The Adventures of Mary-Kate & Ashley is a series of musical mystery videos starring twin actresses Mary-Kate and Ashley Olsen. The series was also written as children's books. A set of books was written as a companion piece to the show, showing the twins on the cover. The video series was released between September 13, 1994 and March 18, 1997 and distributed by BMG Kidz and KidVision.

==Format==
Each short film begins with Mary-Kate and Ashley Olsen who sing the theme song. Following the theme song, the twin sisters receive a phone call, informing them of some urgent mystery that needs to be solved. Their motto is "We’ll solve any crime by dinnertime". Each short film features the girls who sing multiple songs about the mystery that they are working on. They never fail to solve the mystery with their sidekick Clue (a Basset Hound dog). Indeed, the solution is usually something (either very obvious or very trivial) to give all the short films a humorous ending.

==Plot outlines==
Each episode is named "The Adventures of Mary-Kate & Ashley" followed by the name of the mystery.

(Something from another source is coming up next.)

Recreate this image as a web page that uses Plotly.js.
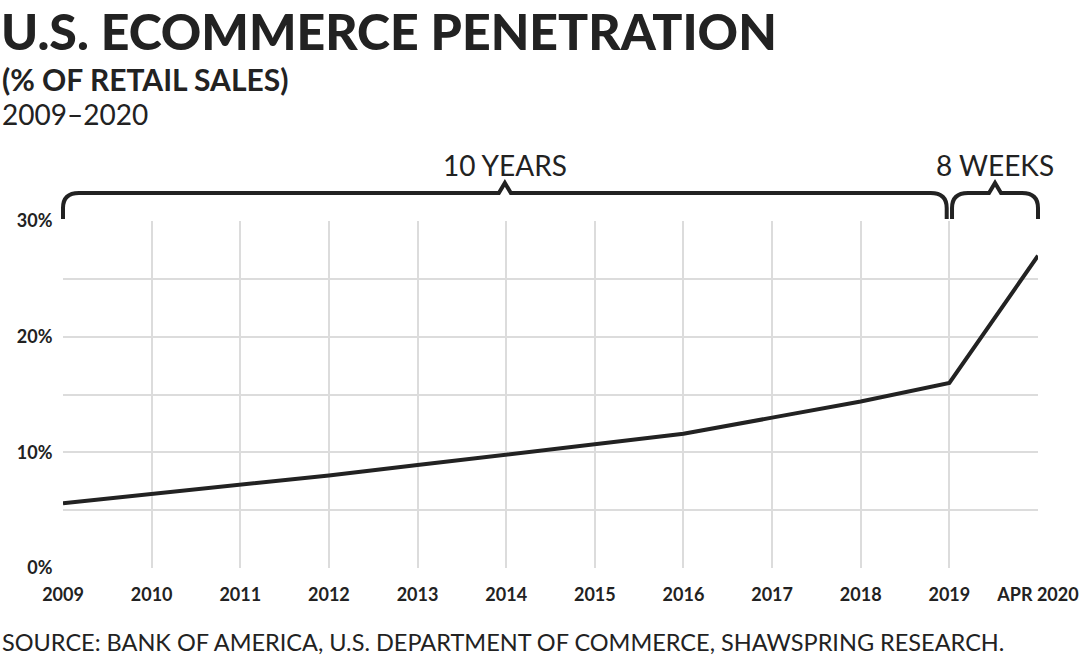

- 1. The Case of Thorn Mansion (1994)
A ghost is supposedly haunting a mansion in Transylvania, and the girls must figure out who or what is actually behind it. The "ghost" ends up being the caretaker of the mansion who is also a beekeeper. (The trip to Transylvania was about 9,000 miles from their attic)

- 2. The Case of the Logical I Ranch (1994)
Pungent smells and weird noises plague the "Logical I Ranch". Some employees of the ranch think it is being caused by a dragon running loose. (The trip to Dead Gulch USA was about 1,372 miles from their attic)

- 3. The Case of the Sea World Adventure (1995)
The girls' parents work at Sea World as over-worked dolphin trainers. One day, the girls run into a dead body in the woods that eventually leads them and their parents to a cruise ship while trying to solve the rigged mystery. The boss of the girls' parents had planted evidence to get them all on the cruise, so they could take a much-needed family vacation.

- 4. The Case of the Mystery Cruise (1995)
The sequel to The Case of the Sea World Adventure. Mary-Kate and Ashley's father has a laptop containing vital information. It gets stolen while on a cruise ship and must be retrieved. The twins believe a friend of their father's was responsible, but it later turned out to be a staged occurrence.

- 5. The Case of the Fun House Mystery (1995)
Something is making scary noises inside the fun house at an amusement park, and the girls must figure out who or what it is. Using the clue of "Monster Mush" and "bananas", they find out the monster lurking inside the fun house is really an orangutan. (The trip to Tons-Of-Fun was about 1,379 miles from their attic)

- 6. The Case of the Christmas Caper (1995)
Hackers break into Santa's computer to steal the "Spirit of Christmas", the plane Santa uses to fly to deliver all the presents to the children of the world on Christmas Eve. It is up to girls to show what the holiday is all about. (The trip to North Pole Drive was about 1,000 miles from their attic)

- 7. The Case of the U.S. Space Camp Mission (1996)
A space shuttle has been grounded, due to a mysterious tapping sound coming from its outer surface. Unless the girls can figure out what is going on, the space shuttle will be not be able to lift-off. To figure out the mystery, they get help learning about space travel through the U.S. Space Camp program. (The trip to Huntsville was about 1,643 miles from their attic)

- 8. The Case of the Shark Encounter (1996)
Three pirates claim that the sharks at a Sea World exhibit are singing, and the girls must figure out where the strange sounds are coming from. (The trip to Orlando was about 2,500 miles from their attic)

- 9. The Case of the Hotel Who-Done-It (1996)
The girls travel to Hawaii, where they meet a hotel manager who has been dealing with a string of recent disappearances around the hotel. (The trip to Hawaii was about 2,556 miles from their attic)

- 10. The Case of the Volcano Mystery (1997)
The girls receive a call from some miners of marshmallows that a snowball-throwing monster has been "terrorizing" them. The girls eventually find out that the "snow" is really ash, and the "monster" is actually a geologist warning them that an active volcano is not a safe place to work. (The trip to Jelly Island was about 1,759 miles from their attic)

- 11. The Case of the United States Navy Adventure (1997)
Unidentified flying objects have been seen flying overhead. In this case, the girls get help from the United States Navy to solve the mystery. The "UFOs" ended up being a satellite that was flying too low in orbit. (The trip to The Edge of the World was about 3,528 miles from their attic)

==Compilation releases==

Other than the eleven episodes, there were three compilation videos made.

The Amazing Adventures of Mary-Kate & Ashley

Includes The Case of the SeaWorld Adventure, The Case of the U.S. Space Camp Mission, and The Case of the Hotel Who-Done-It.

The Favorite Adventures of Mary-Kate & Ashley

Includes The Case of the Volcano Mystery, The Case of the Fun House Mystery, and The Case of the Logical I Ranch.

Mary-Kate and Ashley's Christmas Collection

Includes You're Invited to Mary-Kate and Ashley's Christmas Party, The Case of the Christmas Caper, and The Case of the Mystery Cruise.